1

Lets say I have an array of integer elements, here I want to remove all the duplicate elements and print the remaining elements with out using any Java.util classes. I solved it using 2 pointers to scan and remove all the duplicates but which takes O(N^2). I just wanted to know is there any algorithm which can finish this task in O(N)?

Example:

Input Array:    [1, 2, 3, 4, 5, 4, 3, 4, 6]
Expected Array: [1, 2, 5, 6]
tkr_in
  • 135
  • 1
  • 9
  • write your own `Set` implementation with amortized `O(1)` behavior. – roippi Nov 04 '13 at 06:43
  • @roippi we can try by implementing our own collection but idea here is to not to depend on collection – tkr_in Nov 04 '13 at 06:56
  • If they are Java integers, they are fixed length so you can bucket- or radix-sort them in O(n). If they are Java arrays, the input is O(1) anyway because they have a constant length limit. That's silly, but then so is pretending that your real life computer is a theoretical one with limitless memory (but constant-size pointers) and other impossibilities. – harold Nov 04 '13 at 07:20
  • Here's an answer: http://stackoverflow.com/a/1533667/1400793. O(N), zero additional memory. – Paul Hankin Nov 04 '13 at 07:32
  • @Anonymous There are too many wishy-washy steps in the high-level description of that algorithm (e.g. pretty much the entire step 2) that you'd have to do an in-depth analysis of the code to see whether or not it's actually O(N) (and there's likely to be plenty of hash collisions, i.e. it's unlikely to be O(N)). – Bernhard Barker Nov 04 '13 at 08:05
  • The question is absurd. It uses collections already in what's provided and in the expected result, but asks not to use them in solution. This question has to ask about a specific language, where collection is defined to be something that doesn't include arrays. Additionally: can the elements of an array be sorted? What does it mean for the elements to be the same? –  Nov 04 '13 at 10:48
  • @wvxvw What I mean here that we should not use java.util classes to solve the problem or should not implement any collection to solve this. Sorting of elements doesn't matter for the given input array. – tkr_in Nov 04 '13 at 14:43
  • Probably, in the future, it'd help if you tagged the question with the corresponding language tag. You can't not implement any collection to solve this, because you already have implemented at least one. Your question is effectively asking how do I do X without doing X. Java makes random distinction between what is a collection and what isn't based on some bizarre naming scheme. If you wanted to make your question language-agnostic, you'd need to actually get down to describe the details of the mechanism you don't want to use. –  Nov 04 '13 at 15:13

3 Answers3

3

You could use buckets to achieve O(N) + C (with a HUGE C) but at the cost of storage

  1. Create an array of ints of MAX_INT size called bucket[MAX_INT]
  2. Loop through input array. If value is x, increment bucket[x]++;
  3. Loop through input array again. For every x if bucket[x] == 1, add into expected array.

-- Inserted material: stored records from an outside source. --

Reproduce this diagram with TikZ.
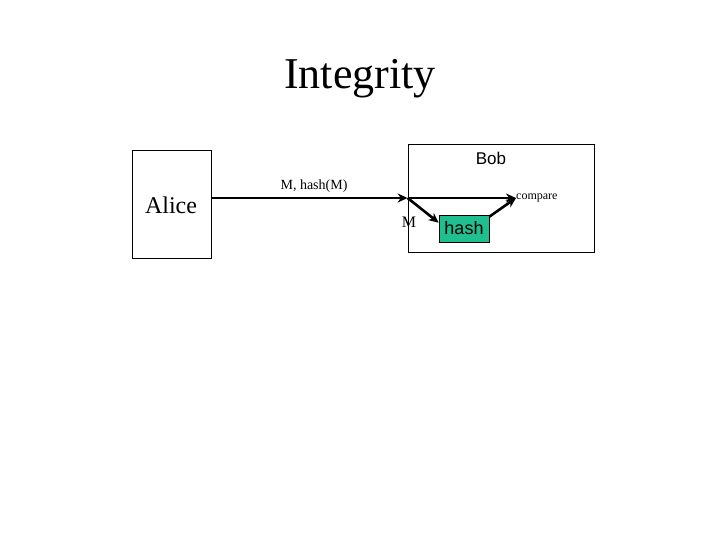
\documentclass[tikz,border=0pt]{standalone}
\usepackage{fontspec}
\setmainfont{Liberation Serif}
\newfontfamily\arialfont{Liberation Sans}
\usetikzlibrary{arrows.meta}
\definecolor{hashgreen}{HTML}{1FBF8F}
\tikzset{
  party/.style={draw=black, line width=0.8pt, minimum width=#1, inner sep=0pt},
  msg/.style={line width=2.6pt, -{Stealth[length=10pt,width=9pt]}},
  serif/.style={font=\fontsize{#1}{#1}\selectfont, inner sep=0pt},
  sans/.style={font=\arialfont\fontsize{#1}{#1}\selectfont, inner sep=0pt},
}
\begin{document}
\begin{tikzpicture}[x=1pt,y=-1pt]
\useasboundingbox (0,0) rectangle (720,540);
\node[serif=44] (title) at (360,79) {Integrity};
\node[party=79pt, minimum height=108pt] (alice) at (171.5,204) {};
\node[serif=24] (alicelbl) at (171,205) {Alice};
\node[party=186pt, minimum height=108pt] (bob) at (501,198) {};
\node[sans=17] (boblbl) at (491,158) {Bob};
\coordinate (j) at (bob.west |- 0,198);
\node[serif=14] (mlabel) at (314,186) {M, hash(M)};
\node[serif=12, anchor=west] (compare) at (516,198) {compare};
\node[draw=black, line width=0.6pt, fill=hashgreen, minimum width=50pt, minimum height=27pt, inner sep=0pt, sans=18] (hash) at (464,228.5) {hash};
\node[serif=16] (mlbl) at (409,222) {M};
\draw[msg] (alice.east |- j) -- (j);
\draw[msg] (j) -- (compare.west);
\draw[msg] (j) -- ([yshift=-8pt]hash.north west);
\draw[msg] ([yshift=-2pt]hash.north east) -- (compare.west);
\end{tikzpicture}
\end{document}
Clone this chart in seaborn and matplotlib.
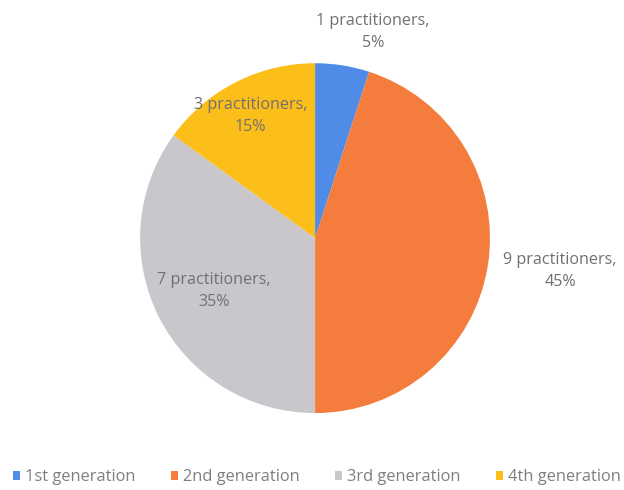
import seaborn as sns
import matplotlib.pyplot as plt
from matplotlib.patches import Patch

# data
generations = ["1st generation", "2nd generation", "3rd generation", "4th generation"]
practitioners = [1, 9, 7, 3]
percent = [5, 45, 35, 15]
colors = ["#4F8CE8", "#F47C3C", "#C9C7CB", "#FCBE19"]

# label layout (pie units, radius = 1)
label_pos = [(0.33, 1.18), (1.40, -0.19), (-0.58, -0.30), (-0.37, 0.70)]

sns.set_theme(style="white")
plt.rcParams["font.family"] = ["Open Sans", "DejaVu Sans"]
palette = sns.color_palette(colors)

fig = plt.figure(figsize=(6.24, 4.9), dpi=100)
ax = fig.add_axes([0.2244, 0.157, 0.561, 0.714])
ax.pie(practitioners, colors=palette, startangle=90, counterclock=False,
       radius=1, wedgeprops=dict(linewidth=0))
ax.set_xlim(-1, 1)
ax.set_ylim(-1, 1)
ax.set_aspect("equal")
ax.axis("off")

for n, p, (x, y) in zip(practitioners, percent, label_pos):
    ax.text(x, y, f"{n} practitioners,\n{p}%", ha="center", va="center",
            fontsize=11.6, color="#707070", linespacing=1.5, clip_on=False)

handles = [Patch(facecolor=c, edgecolor="none") for c in palette]
fig.legend(handles, generations, loc="center", bbox_to_anchor=(0.508, 0.026),
           ncol=4, frameon=False, fontsize=11.8, labelcolor="#7F7F7F",
           handlelength=0.4, handleheight=0.4, handletextpad=0.3,
           columnspacing=2.2, borderpad=0, borderaxespad=0)

fig.savefig("out.png", dpi=100)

the bucket[] array can be replaced with a better data structure. But it still achieves O(N)

lead_the_zeppelin
  • 2,017
  • 13
  • 23
  • If my input array size is 6 and lets first element is 200, then bucket[200] = 1 will work? – tkr_in Nov 04 '13 at 06:55
  • 1
    It's `O(N + C)`, not `O(N) + C`, and you can replace `MAX_INT` with the maximum value from the array (or the range of values without changing much). – Bernhard Barker Nov 04 '13 at 06:57
  • It is O(n) but at the cost of huge space. – Nishant Lakhara Nov 04 '13 at 07:05
  • To clarify - I'm saying, from a syntax perspective, `O(N) + C` doesn't make sense (nor do I really know what it is intended to mean). The one's a complexity class, the other's a constant - you can't add them. And we can say allocating memory for the `O(C)` array takes `O(C)`, thus the total running time is `O(N + C)`. – Bernhard Barker Nov 04 '13 at 07:08
1

I would use a Set.

for each item:
  if item is in the Set
    ignore it
  else
    copy it somewhere or output it or whatever
    add it to the Set

That should work for you.

Using a HashSet seems to have O(1) complexity for add and contains (Time complexity of set in Java)

Community
  • 1
  • 1
Mike T
  • 4,747
  • 4
  • 32
  • 52
  • 1
    How can we do with out using set/collection? – tkr_in Nov 04 '13 at 07:04
  • Sorry. I missed that part of your question. You could implement your own Hashed Set. It would probably only be 30-40 lines of code, but it would require some dynamic length memory which would then rely on some other Java.util classes (like an ArrayList) – Mike T Nov 04 '13 at 07:07
  • @MikeT 'Dynamic length memory' is trivial to implement with a self-written linked-list. – Bernhard Barker Nov 04 '13 at 07:16
  • @Dukeling: Indeed but that would mean O(n) insertions and O(n) lookups but O(1) is required – Mike T Nov 04 '13 at 07:38
  • Wait, I figured you were talking about the linked-lists required for separate chaining. If you were actually talking about the base array of the hash table, then note that this is resizing the hash table is somewhat more complicated than simply increasing the size of the underlying array (you have to rehash all the values), but, since you know the input array size to start, you can allocate enough memory for all the values from the start so resizing isn't necessary. – Bernhard Barker Nov 04 '13 at 07:48
  • I was suggesting this as a method to reduce the space though – Mike T Nov 04 '13 at 09:33
0

You can sort all the elements with any algorithm like merge sort, quick sort that has a complexity of n lg n. And then use a stack to add elements to it. keep on pushing elements to the stack until you find a duplicate. In case of duplicate elements pop from the stack.it will remove duplicate elements. The total complexity would be O(n lg n). This can be an efficient way to solve the problem.

Nishant Lakhara
  • 2,295
  • 4
  • 23
  • 46